As development progressed I realized that cost and scale were non-issues. The database that I chose to use (PostgreSQL) can easily withstand this sort of traffic with no tweaking, and I was able to get things started on a $5 Digital Ocean droplet.

Kernl Analytics Architecture & Technology

Kernl Analytics was created to be it’s own micro-service with no public access to the world. All access to it is behind a firewall so that only Kernl’s Node.js servers can send requests to it. For data storage, PostgreSQL was chosen for a few reasons:

  1. Open Source
  2. The data is highly relational
  3. Performance

The application that captures the data, queries it, and runs periodic tasks is a Node.js application written in TypeScript. I chose TypeScript mostly because I’m familiar with it and wanted type safety so I wouldn’t need to write as many tests.

kernl analytics and typescript
TypeScript FTW!

With regards to size of the instance that Kernl Analytics is running on, I currently pay $15/month for a 3 core Digital Ocean droplet. I upgraded to 3 cores so that Postgres could easily handle both writes and multiple read requests at the same time. So far this setup has worked out well!

Pain Points

Overall things went well while implementing Kernl Analytics. In fact they went far better than expected. But that doesn’t mean there weren’t a few pain points along the way.
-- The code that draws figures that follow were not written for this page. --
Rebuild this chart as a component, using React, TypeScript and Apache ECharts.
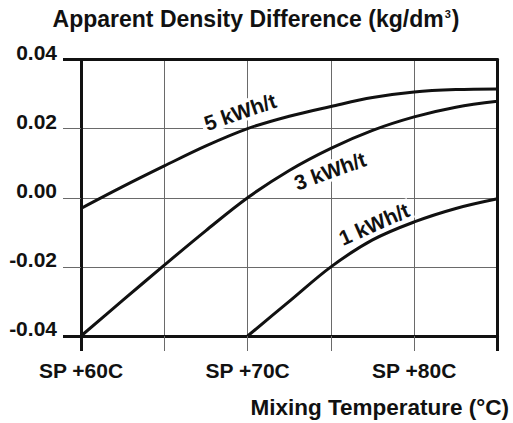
import React, { useEffect, useRef } from 'react';
import * as echarts from 'echarts';

// ---- data ----
const temps = [60, 62.5, 65, 67.5, 70, 72.5, 75, 77.5, 80, 82.5, 85];
const kwh5 = [-0.0031, 0.0032, 0.0092, 0.015, 0.02, 0.0236, 0.0264, 0.029, 0.0306, 0.0313, 0.0315];
const kwh3 = [-0.04, -0.0297, -0.0195, -0.0095, 0.0, 0.0079, 0.0143, 0.0195, 0.0234, 0.0262, 0.0279];
const temps1 = [70, 72.5, 75, 77.5, 80, 82.5, 85];
const kwh1 = [-0.04, -0.03, -0.02, -0.0122, -0.007, -0.0031, -0.0003];
const labelledTemps = [60, 70, 80];
const seriesNames = ['5 kWh/t', '3 kWh/t', '1 kWh/t'];
const titleText = 'Apparent Density Difference (kg/dm';
const titleSup = '3';
const titleEnd = ')';
const xName = 'Mixing Temperature (°C)';

const FONT = '"Liberation Sans", Arial, Helvetica, sans-serif';
const INK = '#111';
const GRID = '#6a6a6a';

export default function App() {
  const ref = useRef<HTMLDivElement>(null);
  useEffect(() => {
    if (!ref.current) return;
    const chart = echarts.init(ref.current, null, { renderer: 'svg' });
    const lineSeries = (name: string, xs: number[], ys: number[]) => ({
      type: 'line',
      name,
      data: xs.map((t, i) => [t, ys[i]]),
      xAxisIndex: 0,
      yAxisIndex: 0,
      smooth: 0.35,
      symbol: 'none',
      showSymbol: false,
      lineStyle: { color: INK, width: 3 },
      z: 5,
    });
    const curveLabel = (text: string, x: number, y: number, deg: number) => ({
      type: 'text',
      x,
      y,
      rotation: (deg * Math.PI) / 180,
      z: 3,
      style: {
        text,
        font: `bold 21px ${FONT}`,
        fill: INK,
        align: 'center',
        textAlign: 'center',
        verticalAlign: 'middle',
        textVerticalAlign: 'middle',
        backgroundColor: '#fff',
        padding: [0, 3],
      },
    });
    const hiddenAxis = {
      axisLabel: { show: false },
      splitLine: { show: false },
    };
    const option: any = {
      animation: false,
      grid: { left: 81, right: 15.5, top: 59.5, bottom: 87 },
      xAxis: [
        {
          type: 'value',
          min: 60,
          max: 85,
          interval: 5,
          position: 'bottom',
          axisLine: { show: true, onZero: false, lineStyle: { color: INK, width: 3 } },
          axisTick: { show: true, length: 15, lineStyle: { color: GRID, width: 1 } },
          axisLabel: {
            formatter: (v: number) => (labelledTemps.includes(v) ? `SP +${v}C` : ''),
            margin: 24,
            fontSize: 21,
            fontWeight: 'bold',
            fontFamily: FONT,
            color: INK,
          },
          splitLine: { show: true, showMinLine: false, showMaxLine: false, lineStyle: { color: GRID, width: 1 } },
        },
        {
          type: 'value',
          min: 0,
          max: 1,
          interval: 1,
          position: 'bottom',
          axisLine: { show: false, onZero: false },
          axisTick: { show: true, length: 15, lineStyle: { color: INK, width: 3 } },
          ...hiddenAxis,
        },
        {
          type: 'value',
          min: 0,
          max: 1,
          interval: 1,
          position: 'top',
          axisLine: { show: true, onZero: false, lineStyle: { color: INK, width: 3 } },
          axisTick: { show: false },
          ...hiddenAxis,
        },
      ],
      yAxis: [
        {
          type: 'value',
          min: -0.04,
          max: 0.04,
          interval: 0.02,
          position: 'left',
          axisLine: { show: true, onZero: false, lineStyle: { color: INK, width: 3 } },
          axisTick: { show: true, length: 18, lineStyle: { color: GRID, width: 1 } },
          axisLabel: {
            formatter: (v: number) => v.toFixed(2),
            margin: 24,
            fontSize: 21,
            fontWeight: 'bold',
            fontFamily: FONT,
            color: INK,
            verticalAlign: 'bottom',
            lineHeight: 15,
          },
          splitLine: { show: true, showMinLine: false, showMaxLine: false, lineStyle: { color: GRID, width: 1 } },
        },
        {
          type: 'value',
          min: 0,
          max: 1,
          interval: 1,
          position: 'left',
          axisLine: { show: false, onZero: false },
          axisTick: { show: true, length: 18, lineStyle: { color: INK, width: 3 } },
          ...hiddenAxis,
        },
        {
          type: 'value',
          min: 0,
          max: 1,
          interval: 1,
          position: 'right',
          axisLine: { show: true, onZero: false, lineStyle: { color: INK, width: 3 } },
          axisTick: { show: false },
          ...hiddenAxis,
        },
      ],
      graphic: [
        {
          type: 'text',
          x: 256,
          y: 19,
          z: 10,
          style: {
            text: `{a|${titleText}}{s|${titleSup}}{a|${titleEnd}}`,
            align: 'center',
            textAlign: 'center',
            verticalAlign: 'middle',
            textVerticalAlign: 'middle',
            rich: {
              a: { fontSize: 23, fontWeight: 'bold', fontFamily: FONT, fill: INK, lineHeight: 26 },
              s: { fontSize: 11, fontWeight: 'bold', fontFamily: FONT, fill: INK, verticalAlign: 'top', padding: [2, 1, 0, 1] },
            },
          },
        },
        {
          type: 'text',
          x: 509,
          y: 396,
          z: 10,
          style: {
            text: xName,
            font: `bold 22.5px ${FONT}`,
            fill: INK,
            align: 'right',
            textAlign: 'right',
            verticalAlign: 'top',
            textVerticalAlign: 'top',
          },
        },
        curveLabel(seriesNames[0], 240, 112, 19),
        curveLabel(seriesNames[1], 330, 171, 20),
        curveLabel(seriesNames[2], 374, 224, 24),
      ],
      series: [
        lineSeries(seriesNames[0], temps, kwh5),
        lineSeries(seriesNames[1], temps, kwh3),
        lineSeries(seriesNames[2], temps1, kwh1),
      ],
    };
    chart.setOption(option);
    return () => chart.dispose();
  }, []);
  return (
    <div
      ref={ref}
      style={{ position: 'absolute', left: 0, top: 0, width: 513, height: 423, background: '#fff' }}
    />
  );
}
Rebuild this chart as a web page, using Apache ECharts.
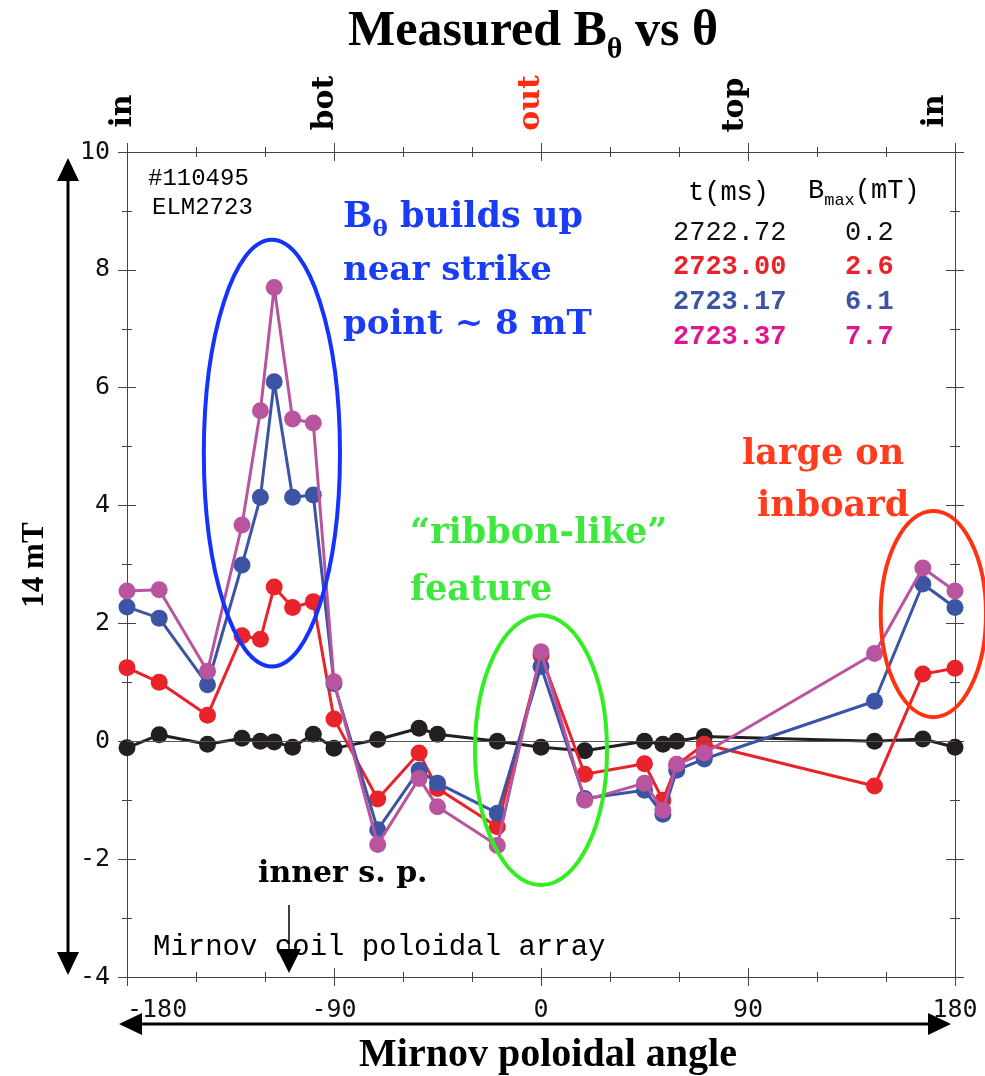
<!DOCTYPE html>
<html>
<head>
<meta charset="utf-8">
<script src="https://cdn.jsdelivr.net/npm/echarts@6/dist/echarts.min.js"></script>
<style>
  html, body { margin: 0; padding: 0; background: #fff; }
  #chart { width: 985px; height: 1076px; }
</style>
</head>
<body>
<div id="chart"></div>
<script>
// Mirnov coil poloidal angles (deg)
const angles = [-180, -166, -145, -130, -122, -116, -108, -99, -90, -71, -53, -45, -19, 0, 19, 45, 53, 59, 71, 145, 166, 180];

// Measured B_theta (mT) at four times during ELM 2723
const bT272272 = [-0.11, 0.11, -0.05, 0.05, 0.00, -0.01, -0.10, 0.12, -0.12, 0.03, 0.22, 0.12, 0.00, -0.10, -0.16, 0.00, -0.05, 0.00, 0.08, 0.00, 0.04, -0.10];
const bT272300 = [1.25, 1.00, 0.44, 1.79, 1.73, 2.62, 2.27, 2.37, 0.38, -0.98, -0.20, -0.80, -1.45, 1.46, -0.56, -0.38, -1.00, -0.40, -0.05, -0.76, 1.14, 1.24];
const bT272317 = [2.28, 2.09, 0.96, 2.99, 4.14, 6.10, 4.14, 4.18, 0.98, -1.50, -0.49, -0.71, -1.22, 1.27, -0.97, -0.83, -1.24, -0.49, -0.30, 0.68, 2.67, 2.27];
const bT272337 = [2.55, 2.57, 1.19, 3.67, 5.61, 7.70, 5.47, 5.40, 1.01, -1.75, -0.63, -1.11, -1.77, 1.52, -1.00, -0.71, -1.17, -0.39, -0.20, 1.49, 2.94, 2.55];

// Table of times and peak fields
const timeLabels = ['2722.72', '2723.00', '2723.17', '2723.37'];
const bmaxLabels = ['0.2', '2.6', '6.1', '7.7'];

// Top-axis location names
const locNames = ['in', 'bot', 'out', 'top', 'in'];

// Highlight ellipses: [centre angle, centre B, half-width (deg), half-height (mT)]
const ellipseBuildUp = [-117, 4.89, 29.6, 3.62];
const ellipseRibbon = [0, -0.15, 28.7, 2.29];
const ellipseInboard = [170.6, 2.16, 22.9, 1.75];

const lineColors = ['#231f20', '#e8232a', '#3b54a3', '#b8559e'];
const tableColors = ['#111111', '#e8232a', '#3b54a3', '#e0168c'];

const chart = echarts.init(document.getElementById('chart'), null, { renderer: 'canvas' });

const axisLineStyle = { color: '#444', width: 1 };
const tickFont = { fontFamily: '"DejaVu Sans Mono"', fontSize: 25, color: '#111' };

function xAxisDef(position, inside, showLabel) {
  return {
    type: 'value', position: position, min: -180, max: 180, interval: 90,
    axisLine: { show: true, onZero: false, lineStyle: axisLineStyle },
    axisTick: { show: true, inside: inside, length: 9, lineStyle: axisLineStyle },
    minorTick: { show: true, splitNumber: 3, length: 5, lineStyle: axisLineStyle },
    axisLabel: showLabel ? Object.assign({ show: true, margin: 21, alignMinLabel: 'left' }, tickFont) : { show: false },
    splitLine: { show: false }, minorSplitLine: { show: false }
  };
}
function yAxisDef(position, inside, showLabel) {
  return {
    type: 'value', position: position, min: -4, max: 10, interval: 2,
    axisLine: { show: true, onZero: false, lineStyle: axisLineStyle },
    axisTick: { show: true, inside: inside, length: 9, lineStyle: axisLineStyle },
    minorTick: { show: true, splitNumber: 2, length: 5, lineStyle: axisLineStyle },
    axisLabel: showLabel ? Object.assign({ show: true, margin: 17 }, tickFont) : { show: false },
    splitLine: { show: false }, minorSplitLine: { show: false }
  };
}

function lineSeries(values, color, z) {
  return {
    type: 'line', xAxisIndex: 0, yAxisIndex: 0, z: z,
    data: angles.map((a, i) => [a, values[i]]),
    symbol: 'circle', symbolSize: 17, showSymbol: true,
    lineStyle: { color: color, width: 3 },
    itemStyle: { color: color },
    emphasis: { disabled: true },
    animation: false
  };
}

function ellipseSeries(params, color) {
  return {
    type: 'custom', xAxisIndex: 0, yAxisIndex: 0, z: 10, clip: false, silent: true,
    data: [params],
    renderItem: function (p, api) {
      const c = api.coord([api.value(0), api.value(1)]);
      const s = api.size([api.value(2), api.value(3)]);
      return {
        type: 'ellipse',
        shape: { cx: c[0], cy: c[1], rx: s[0], ry: s[1] },
        style: { fill: 'none', stroke: color, lineWidth: 4 }
      };
    },
    animation: false
  };
}

const zeroLine = {
  silent: true, symbol: ['none', 'none'], label: { show: false },
  lineStyle: { color: '#555', width: 1, type: 'solid' },
  data: [{ yAxis: 0 }], animation: false
};

const seriesBlack = lineSeries(bT272272, lineColors[0], 3);
seriesBlack.markLine = zeroLine;

const serif = '"DejaVu Serif"';
const times = '"Liberation Serif"';
const mono = '"Liberation Mono"';

function txt(x, y, text, opts) {
  return {
    type: 'text', x: x, y: y, rotation: opts.rotation || 0, silent: true, z: 20,
    style: Object.assign({
      text: text, fill: opts.fill || '#000',
      fontFamily: opts.family || serif, fontSize: opts.size || 30, fontWeight: opts.weight || 'bold',
      align: opts.align || 'left', verticalAlign: opts.valign || 'middle',
      textAlign: opts.align || 'left', textVerticalAlign: opts.valign || 'middle'
    }, opts.rich ? { rich: opts.rich } : {})
  };
}

// Location labels along the top, rotated to read upward
const locX = [123, 325, 531, 735, 935];
const locY = [111, 103, 103, 105, 111];
const locGraphics = locNames.map((n, i) =>
  txt(locX[i], locY[i], n, { rotation: Math.PI / 2, align: 'center', size: 30, fill: n === 'out' ? '#ff2a10' : '#000' })
);

// Time / B_max table
const tableGraphics = [];
tableGraphics.push(txt(688, 193, 't(ms)', { family: mono, size: 27, weight: 'normal' }));
tableGraphics.push(txt(808, 193, '{m|B}{s|max}{m|(mT)}', {
  family: mono, size: 27, weight: 'normal',
  rich: {
    m: { fontFamily: mono, fontSize: 27, fill: '#000', verticalAlign: 'top' },
    s: { fontFamily: mono, fontSize: 17, fill: '#000', verticalAlign: 'top', padding: [14, 0, 0, 0] }
  }
}));
timeLabels.forEach((t, i) => {
  const y = 233 + i * 34.7;
  const w = i === 0 ? 'normal' : 'bold';
  tableGraphics.push(txt(673, y, t, { family: mono, size: 27, weight: w, fill: tableColors[i] }));
  tableGraphics.push(txt(845, y, bmaxLabels[i], { family: mono, size: 27, weight: w, fill: tableColors[i] }));
});

const blue = '#1a3cf5', green = '#3ee83e', red = '#ff3c1e';

const annotationGraphics = [
  txt(533, 7, '{t|Measured B}{s|θ}{t| vs θ}', {
    family: times, size: 50, align: 'center', valign: 'top',
    rich: {
      t: { fontFamily: times, fontSize: 50, fontWeight: 'bold', fill: '#000', verticalAlign: 'top' },
      s: { fontFamily: times, fontSize: 30, fontWeight: 'bold', fill: '#000', verticalAlign: 'top', padding: [28, 0, 0, 0] }
    }
  }),
  txt(148, 179, '#110495', { family: mono, size: 24, weight: 'normal' }),
  txt(152, 208, 'ELM2723', { family: mono, size: 24, weight: 'normal' }),
  txt(343, 200, '{a|B}{s|θ}{a| builds up}', {
    size: 35, fill: blue, valign: 'top',
    rich: {
      a: { fontFamily: serif, fontSize: 35, fontWeight: 'bold', fill: blue, verticalAlign: 'top' },
      s: { fontFamily: serif, fontSize: 23, fontWeight: 'bold', fill: blue, verticalAlign: 'top', padding: [19, 0, 0, 0] }
    }
  }),
  txt(343, 271, 'near strike', { size: 34, fill: blue }),
  txt(343, 325, 'point ~ 8 mT', { size: 34, fill: blue }),
  txt(410, 534, '\u201Cribbon-like\u201D', { size: 35, fill: green }),
  txt(410, 591, 'feature', { size: 35, fill: green }),
  txt(742, 455, 'large on', { size: 35, fill: red }),
  txt(757, 507, 'inboard', { size: 35, fill: red }),
  txt(258, 874, 'inner s. p.', { size: 30 }),
  txt(153, 947, 'Mirnov coil poloidal array', { family: mono, size: 29, weight: 'normal' }),
  txt(35, 565, '14 mT', { family: times, size: 31, rotation: Math.PI / 2, align: 'center' }),
  txt(548, 1056, 'Mirnov poloidal angle', { family: times, size: 40, align: 'center' })
];

// Arrows: vertical scale arrow, horizontal angle arrow, inner strike point marker
const arrowStyle = { stroke: '#000', lineWidth: 3 };
const arrowGraphics = [
  { type: 'line', shape: { x1: 68, y1: 176, x2: 68, y2: 958 }, style: arrowStyle, silent: true },
  { type: 'polygon', shape: { points: [[68, 158], [57, 181], [79, 181]] }, style: { fill: '#000' }, silent: true },
  { type: 'polygon', shape: { points: [[68, 975], [57, 952], [79, 952]] }, style: { fill: '#000' }, silent: true },
  { type: 'line', shape: { x1: 138, y1: 1024, x2: 932, y2: 1024 }, style: arrowStyle, silent: true },
  { type: 'polygon', shape: { points: [[119, 1024], [142, 1013], [142, 1035]] }, style: { fill: '#000' }, silent: true },
  { type: 'polygon', shape: { points: [[951, 1024], [928, 1013], [928, 1035]] }, style: { fill: '#000' }, silent: true },
  { type: 'line', shape: { x1: 289, y1: 905, x2: 289, y2: 952 }, style: { stroke: '#000', lineWidth: 1.5 }, silent: true },
  { type: 'polygon', shape: { points: [[289, 973], [277, 949], [301, 949]] }, style: { fill: '#000' }, silent: true }
];

chart.setOption({
  backgroundColor: '#fff',
  animation: false,
  grid: { left: 127, right: 30, top: 152, bottom: 99, containLabel: false },
  xAxis: [
    xAxisDef('bottom', false, true),
    xAxisDef('bottom', true, false),
    xAxisDef('top', false, false),
    xAxisDef('top', true, false)
  ],
  yAxis: [
    yAxisDef('left', false, true),
    yAxisDef('left', true, false),
    yAxisDef('right', false, false),
    yAxisDef('right', true, false)
  ],
  series: [
    seriesBlack,
    lineSeries(bT272300, lineColors[1], 4),
    lineSeries(bT272317, lineColors[2], 5),
    lineSeries(bT272337, lineColors[3], 6),
    ellipseSeries(ellipseBuildUp, '#1433ff'),
    ellipseSeries(ellipseRibbon, '#33ee22'),
    ellipseSeries(ellipseInboard, '#ff3311')
  ],
  graphic: { elements: [].concat(locGraphics, tableGraphics, annotationGraphics, arrowGraphics) }
});
</script>
</body>
</html>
  • Write Volume – Kernl’s scale is just large enough to cause some scaling and performance pains when creating an analytics service. Kernl averages 25 req/s which translates to roughly 75 INSERTs into Postgres. Kernl also has peaks of 150 req/s which scales up to about 450 INSERTs into Postgres. Postgres can easily handle this sort of load, but doing it on a $5 digital ocean droplet was taxing to say the least.
  • Hardware Upgrade – I tried to keep costs down as much as possible with Kernl Analytics, but in the end I had to increase the size of the droplet I was using to a $15 / 3-core droplet. I ended up doing that so one or two cores could be dedicated to writes while leaving a single core available for read requests. Postgres determines what actions are executed where, but adding more cores had led to a lot less resource contention.
  • Aggregation – Initially the data wasn’t aggregated at all. This caused some pain because even with some indexing, plucking data out of a table with > 2.5 million rows can be sort of slow. It also didn’t help that I was writing data constantly to the table, which further slowed things down. Recently I solved this by doing daily aggregations for Kernl Analytics charts and domain data. This has improved speed significantly.
  • Backups & High Availability – To keep costs down the analytics service is not highly available. This is definitely one of those “take out some tech debt” items that will need to be addressed at a later date. Backups also happen only on a daily basis, so its possible to lose a day of data if something serious goes wrong.
kernl analytics server load
Yay for affordable hosting

Future Plans

Kernl Analytics is a work in progress and there is always room to improve. Future plans for the architecture side of analytics are

  • Optimize Indexes – I feel that more speed can be coaxed out of Postgres with some better indexing strategies.
  • Writes -vs- Reads – Once I gain a highly available setup for Postgres I plan to split responsibilities for writing and reading. Writes will go to the primary and reads will go to the secondary.
  • API – Right now the analytics API is completely private and firewalled off. Eventually I’d like to expose it to customers so that they can use it to do neat things.